On Thursday, the Isle of Man-based group said it had disposed of Headlong Limited and a number of associated businesses, which make up its Turkish operations, to Ropso Malta Limited, a Maltese group that provides IT services for GVC's Turkish business.
Kenny Alexander, GVC’s chief executive said: “As the group evolves, our focus is increasingly on regulated markets and markets where we believe there is a realistic path to regulation.”
The deal marks a move away from its successful strategy in recent times of targeting “grey markets” — untaxed or unregulated areas around the world.
Analysts at Citi, the bank, estimate that 30 per cent of the group’s revenue is derived from grey markets, although rivals such as Paddy Power Betfair have abandoned these territories, believing operations are at risk of facing sudden regulatory action.
The FTSE 250 company’s decision to sell its Turkish business could have wider implications for the gambling industry.
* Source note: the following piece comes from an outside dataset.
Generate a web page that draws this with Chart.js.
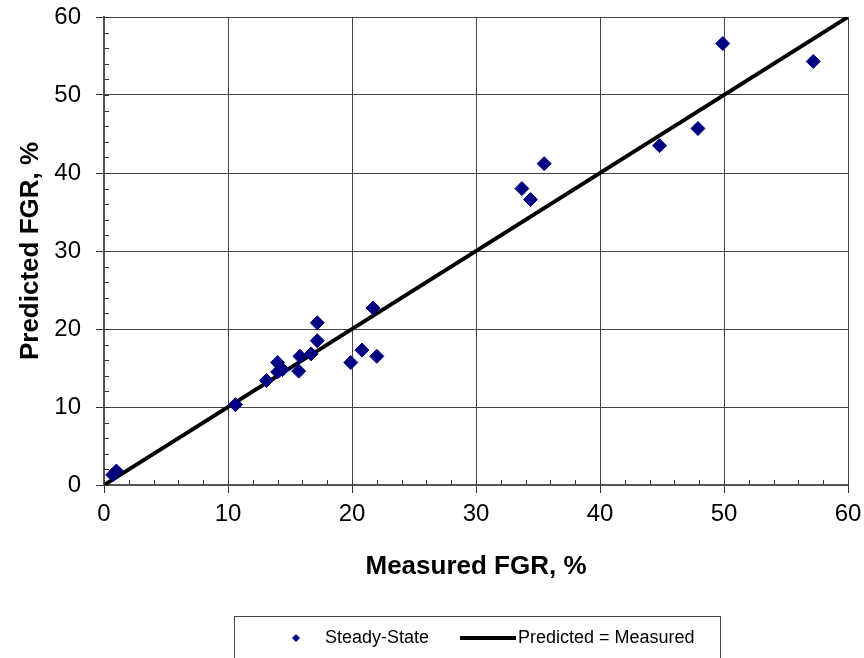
<!DOCTYPE html>
<html>
<head>
<meta charset="utf-8">
<script src="https://cdn.jsdelivr.net/npm/chart.js@4.4.1/dist/chart.umd.min.js"></script>
<style>
  html, body { margin: 0; padding: 0; background: #fff; }
  #wrap { width: 864px; height: 658px; }
</style>
</head>
<body>
<div id="wrap"><canvas id="myChart"></canvas></div>
<script>
// measured vs predicted fission gas release, %
const measured  = [0.7, 1.0, 10.6, 13.1, 14.0, 14.0, 14.4, 15.8, 15.7, 16.7, 17.2, 17.2, 19.9, 20.8, 22.0, 21.7, 33.7, 34.4, 35.5, 44.8, 47.9, 49.9, 57.2];
const predicted = [1.3, 1.8, 10.3, 13.4, 15.7, 14.5, 14.8, 16.5, 14.6, 16.8, 18.5, 20.8, 15.7, 17.3, 16.5, 22.7, 38.0, 36.6, 41.2, 43.5, 45.7, 56.6, 54.3];
const lineX = [0, 60];
const lineY = [0, 60];
const axisMin = 0, axisMax = 60, majorStep = 10, minorStep = 2;
const seriesNames = ['Steady-State', 'Predicted = Measured'];

const FONT = "'Liberation Sans', Arial, sans-serif";
const navy = '#000080';

const minorTicks = {
  id: 'minorTicks',
  afterDraw(chart) {
    const c = chart.ctx, xs = chart.scales.x, ys = chart.scales.y;
    const a = chart.chartArea;
    c.save();
    c.strokeStyle = '#333';
    c.lineWidth = 1;
    c.beginPath();
    for (let v = axisMin; v <= axisMax; v += minorStep) {
      const px = Math.round(xs.getPixelForValue(v)) + 0.5;
      c.moveTo(px, a.bottom);
      c.lineTo(px, a.bottom - 5);
      const py = Math.round(ys.getPixelForValue(v)) + 0.5;
      c.moveTo(a.left, py);
      c.lineTo(a.left + 5, py);
    }
    c.stroke();
    c.restore();
  }
};

const boxLegend = {
  id: 'boxLegend',
  afterDraw(chart) {
    const c = chart.ctx;
    c.save();
    c.strokeStyle = '#444';
    c.lineWidth = 1;
    c.strokeRect(234.5, 616.5, 486, 60);
    c.fillStyle = navy;
    c.beginPath();
    c.moveTo(292, 638); c.lineTo(296, 634); c.lineTo(300, 638); c.lineTo(296, 642);
    c.closePath();
    c.fill();
    c.strokeStyle = '#000';
    c.lineWidth = 4;
    c.beginPath();
    c.moveTo(460, 638);
    c.lineTo(516, 638);
    c.stroke();
    c.fillStyle = '#000';
    c.font = '18px ' + FONT;
    c.textBaseline = 'middle';
    c.textAlign = 'left';
    c.fillText(seriesNames[0], 325, 638);
    c.fillText(seriesNames[1], 518, 638);
    c.restore();
  }
};

const ctx = document.getElementById('myChart');
new Chart(ctx, {
  type: 'scatter',
  data: {
    datasets: [{
      label: seriesNames[0],
      data: measured.map((x, i) => ({x: x, y: predicted[i]})),
      pointStyle: 'rectRot',
      pointRadius: 7,
      pointBorderWidth: 1,
      backgroundColor: navy,
      borderColor: navy,
      order: 0
    }, {
      type: 'line',
      label: seriesNames[1],
      data: lineX.map((x, i) => ({x: x, y: lineY[i]})),
      borderColor: '#000',
      borderWidth: 4,
      pointRadius: 0,
      fill: false,
      order: 1
    }]
  },
  options: {
    responsive: true,
    maintainAspectRatio: false,
    animation: false,
    layout: { padding: { top: 17, right: 16, left: 0, bottom: 0 } },
    plugins: {
      legend: { display: false },
      tooltip: { enabled: false }
    },
    scales: {
      x: {
        type: 'linear',
        min: axisMin,
        max: axisMax,
        ticks: { stepSize: majorStep, color: '#000', font: { family: FONT, size: 24 }, padding: 7 },
        grid: { color: '#444', lineWidth: 1, tickLength: 8, tickColor: '#333' },
        border: { color: '#555', width: 2 },
        title: {
          display: true,
          text: 'Measured FGR, %',
          color: '#000',
          font: { family: FONT, size: 26, weight: 'bold' },
          padding: { top: 0, bottom: 76 }
        },
        afterFit: s => { s.height = 173; s.paddingLeft = 0; s.paddingRight = 0; }
      },
      y: {
        type: 'linear',
        min: axisMin,
        max: axisMax,
        ticks: { stepSize: majorStep, color: '#000', font: { family: FONT, size: 24 }, padding: 15 },
        grid: { color: '#444', lineWidth: 1, tickLength: 8, tickColor: '#333' },
        border: { color: '#555', width: 2 },
        title: {
          display: true,
          text: 'Predicted FGR, %',
          color: '#000',
          font: { family: FONT, size: 26, weight: 'bold' },
          padding: { top: 15, bottom: 0 }
        },
        afterFit: s => { s.width = 104; s.paddingTop = 0; s.paddingBottom = 0; }
      }
    }
  },
  plugins: [minorTicks, boxLegend]
});
</script>
</body>
</html>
Over the past 12 months, GVC has twice held takeover talks with UK bookmaker Ladbrokes Coral over a deal worth up to £3.6bn.
It had also previously opened talks with rival William Hill, although several people close to the talks said its attention was now focused on completing a deal with Ladbrokes Coral.
In the past takeover negotiations, both Ladbrokes Coral and William Hill expressed strong reservations about GVC’s business in Turkey, due to concerns about the country’s regulatory position.
“Whilst clearly earnings dilutive, [GVC’s sale of its Turkish business] is a compelling strategic move resulting in a more regulated and attractive business, even better positioned to participate in sector mergers and acquisitions,” said Simon French, analyst at the brokerage Cenkos Securities.
In September, the company released results for the six months to June 30, revealing revenues were up 11 per cent to €432m, while earnings before interest, tax, depreciation and amortisation increased 47 per cent to €133.9m.
GVS’s most recent talks with Ladbrokes also stalled because of a disagreement over the value of the companies, as it was unclear how their businesses would be hit by the UK government’s review into the gambling sector.
On Tuesday, the government released the long-awaited review, announcing a crackdown on Fixed Odds Betting Terminals (FOBTs), which are a significant source of revenue for retail bookmakers such as Ladbrokes Coral.
Officials at the Department for Media, Culture and Sport have suggested the machines, which allow gamblers to place bets of up to £100 every 20 seconds on games such as roulette, should have maximum stakes of either £50, £30, £20 or £2.
The government has said it will hear views on what the maximum stake should be over a 12-week consultation period, but settling on how far the curbs should go.
Gambling industry executives have said that the completion of the review will trigger a wave of consolidation, as the companies believe greater scale helps to stave off fierce competition from online upstarts and the increased regulatory scrutiny.
This article has been amended to reflect the fact that a takeover of Ladbrokes Coral would be worth £3.6bn rather than £3.6m.